- [Short task]:
Repeat exactly the lines running from the first line of the data to the line containing "const yTickLabels: Record<number, string>", both ends included, and nothing else; drop the pictures.

%%

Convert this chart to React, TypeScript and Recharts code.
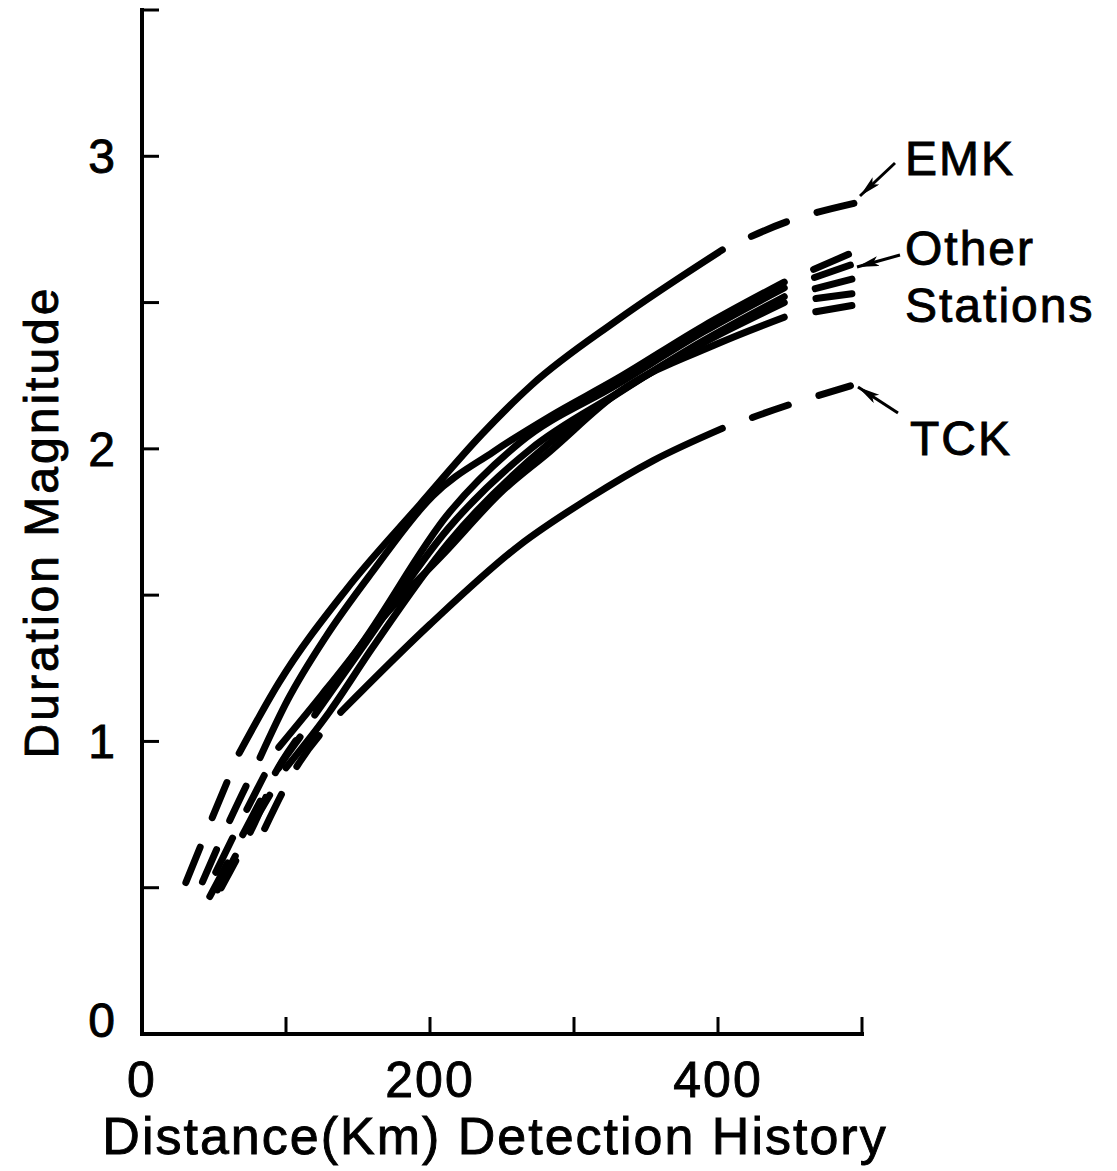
import React from 'react';
import { LineChart, Line, XAxis, YAxis } from 'recharts';

// axis ticks
const xTicks = [0, 100, 200, 300, 400, 500];
const xTickLabels: Record<number, string> = { 0: '0', 200: '200', 400: '400' };
const yTicks = [0, 0.5, 1, 1.5, 2, 2.5, 3, 3.5];
const yTickLabels: Record<number, string> = { 0: '0', 1: '1', 2: '2', 3: '3' };

// curves: distance (km) vs duration magnitude; solid = range drawn as a full line,
// outside of it the curve is dashed
const emkDistance = [29, 48, 67.5, 95, 142, 193, 236, 271, 330, 403, 450, 495];
const emkMagnitude = [0.5, 0.73, 0.96, 1.2, 1.52, 1.81, 2.05, 2.22, 2.44, 2.68, 2.78, 2.84];
const emkSolid = [67.5, 403];

const tckDistance = [85, 107, 138, 200, 262, 310, 355, 403, 449, 492];
const tckMagnitude = [0.7, 0.91, 1.1, 1.4, 1.67, 1.83, 1.96, 2.07, 2.15, 2.215];
const tckSolid = [138, 403];

const other1Distance = [42, 60, 82, 101, 128, 160, 202, 244, 283, 330, 390, 446, 493];
const other1Magnitude = [0.52, 0.72, 0.945, 1.14, 1.36, 1.58, 1.84, 1.99, 2.11, 2.24, 2.42, 2.57, 2.67];
const other1Solid = [82, 446];

const other2Distance = [44, 70, 95, 125, 149, 213, 262, 330, 390, 446, 493];
const other2Magnitude = [0.48, 0.74, 0.98, 1.16, 1.31, 1.78, 2.02, 2.22, 2.4, 2.55, 2.63];
const other2Solid = [95, 446];

const other3Distance = [46, 72, 97, 120, 150, 213, 270, 330, 390, 446, 493];
const other3Magnitude = [0.46, 0.7, 0.93, 1.09, 1.3, 1.73, 2.0, 2.19, 2.37, 2.52, 2.58];
const other3Solid = [120, 446];

const other4Distance = [50, 75, 100, 130, 160, 213, 283, 350, 446, 493];
const other4Magnitude = [0.47, 0.7, 0.91, 1.1, 1.32, 1.68, 2.02, 2.25, 2.5, 2.53];
const other4Solid = [100, 446];

const other5Distance = [55, 80, 94, 113, 121, 160, 213, 249, 283, 330, 400, 446, 493];
const other5Magnitude = [0.5, 0.74, 0.9, 1.04, 1.11, 1.38, 1.66, 1.85, 1.99, 2.19, 2.36, 2.45, 2.49];
const other5Solid = [121, 446];

const curves = [
  { id: 'emk', distance: emkDistance, magnitude: emkMagnitude, solid: emkSolid },
  { id: 'o1', distance: other1Distance, magnitude: other1Magnitude, solid: other1Solid },
  { id: 'o2', distance: other2Distance, magnitude: other2Magnitude, solid: other2Solid },
  { id: 'o3', distance: other3Distance, magnitude: other3Magnitude, solid: other3Solid },
  { id: 'o4', distance: other4Distance, magnitude: other4Magnitude, solid: other4Solid },
  { id: 'o5', distance: other5Distance, magnitude: other5Magnitude, solid: other5Solid },
  { id: 'tck', distance: tckDistance, magnitude: tckMagnitude, solid: tckSolid },
];

const FONT = '"Liberation Sans", Arial, Helvetica, sans-serif';
const LINE_W = 7;
const DASH = '38 32';
// slightly heavier lettering, like the original typeset labels
const textStyle = { fill: '#000', stroke: '#000', strokeWidth: 0.9 };

// split one curve into lower dashed / solid / upper dashed pieces
// (lower piece is reversed so its dashes start with a gap next to the solid part)
function pieces(distance: number[], magnitude: number[], solid: number[]) {
  const pts = distance.map((d, i) => ({ d, m: magnitude[i] }));
  return {
    lower: pts.filter((p) => p.d <= solid[0]).reverse(),
    middle: pts.filter((p) => p.d >= solid[0] && p.d <= solid[1]),
    upper: pts.filter((p) => p.d >= solid[1]),
  };
}

const YTick = (props: any) => {
  const { x, y, payload } = props;
  const label = yTickLabels[payload.value];
  return (
    <g>
      <line x1={x} x2={x + 17} y1={y} y2={y} stroke="#000" strokeWidth={3} />
      {label !== undefined && (
        <text
          x={x - 27}
          y={y + (payload.value === 0 ? 3 : 17)}
          textAnchor="end"
          fontSize={48}
          fontFamily={FONT}
          {...textStyle}
        >
          {label}
        </text>
      )}
    </g>
  );
};

const XTick = (props: any) => {
  const { x, y, payload } = props;
  const label = xTickLabels[payload.value];
  return (
    <g>
      {payload.value !== 0 && <line x1={x} x2={x} y1={y} y2={y - 17} stroke="#000" strokeWidth={3} />}
      {label !== undefined && (
        <text x={x} y={y + 63} textAnchor="middle" fontSize={50} fontFamily={FONT} letterSpacing={2} {...textStyle}>
          {label}
        </text>
      )}
    </g>
  );
};

const App = () => {
  const lines: React.ReactNode[] = [];
  curves.forEach((c) => {
    const p = pieces(c.distance, c.magnitude, c.solid);
    const common = {
      type: 'monotone' as const,
      dataKey: 'm',
      stroke: '#000',
      strokeWidth: LINE_W,
      strokeLinecap: 'round' as const,
      dot: false,
      activeDot: false,
      isAnimationActive: false,
    };
    lines.push(<Line key={c.id + '-lo'} {...common} data={p.lower} strokeDasharray={DASH} strokeDashoffset={38} />);
    lines.push(<Line key={c.id + '-mid'} {...common} data={p.middle} />);
    lines.push(<Line key={c.id + '-up'} {...common} data={p.upper} strokeDasharray={DASH} strokeDashoffset={38} />);
  });

  return (
    <div style={{ position: 'relative', width: 1100, height: 1160, background: '#fff' }}>
      <LineChart width={1100} height={1160} margin={{ top: 2, right: 246, bottom: 0, left: 0 }}>
        <XAxis
          dataKey="d"
          type="number"
          domain={[0, 500]}
          ticks={xTicks}
          interval={0}
          height={134}
          tickSize={0}
          tickMargin={0}
          tickLine={false}
          axisLine={{ stroke: '#000', strokeWidth: 4, strokeLinecap: 'square' }}
          tick={(p: any) => <XTick {...p} />}
          allowDataOverflow
        />
        <YAxis
          type="number"
          domain={[0, 3.5]}
          ticks={yTicks}
          interval={0}
          width={134}
          tickSize={0}
          tickMargin={0}
          tickLine={false}
          axisLine={{ stroke: '#000', strokeWidth: 4, strokeLinecap: 'square' }}
          tick={(p: any) => <YTick {...p} />}
          allowDataOverflow
        />
        {lines}
      </LineChart>

      <svg
        width={1100}
        height={1160}
        style={{ position: 'absolute', left: 0, top: 0, pointerEvents: 'none', overflow: 'visible' }}
        fontFamily={FONT}
      >
        <defs>
          <marker id="head" markerWidth={24} markerHeight={12} refX={22} refY={5} orient="auto" markerUnits="userSpaceOnUse">
            <path d="M0,0 L22,5 L0,10 L5,5 z" fill="#000" />
          </marker>
        </defs>
        <text transform="translate(50,514) rotate(-90)" textAnchor="middle" fontSize={48} letterSpacing={3} {...textStyle}>
          Duration Magnitude
        </text>
        <text x={487} y={1146} textAnchor="middle" fontSize={52} letterSpacing={2} {...textStyle}>
          Distance(Km) Detection History
        </text>

        <text x={897} y={167} fontSize={48} letterSpacing={2} {...textStyle}>EMK</text>
        <text x={897} y={257} fontSize={48} letterSpacing={2} {...textStyle}>Other</text>
        <text x={897} y={314} fontSize={48} letterSpacing={2} {...textStyle}>Stations</text>
        <text x={902} y={447} fontSize={48} letterSpacing={2} {...textStyle}>TCK</text>

        <line x1={887} y1={155} x2={852} y2={188} stroke="#000" strokeWidth={3} markerEnd="url(#head)" />
        <line x1={892} y1={247} x2={849} y2={259} stroke="#000" strokeWidth={3} markerEnd="url(#head)" />
        <line x1={890} y1={405} x2={850} y2={379} stroke="#000" strokeWidth={3} markerEnd="url(#head)" />
      </svg>
    </div>
  );
};

export default App;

%%

- [Task solution]:
Convert this chart to React, TypeScript and Recharts code.
import React from 'react';
import { LineChart, Line, XAxis, YAxis } from 'recharts';

// axis ticks
const xTicks = [0, 100, 200, 300, 400, 500];
const xTickLabels: Record<number, string> = { 0: '0', 200: '200', 400: '400' };
const yTicks = [0, 0.5, 1, 1.5, 2, 2.5, 3, 3.5];
const yTickLabels: Record<number, string> = { 0: '0', 1: '1', 2: '2', 3: '3' };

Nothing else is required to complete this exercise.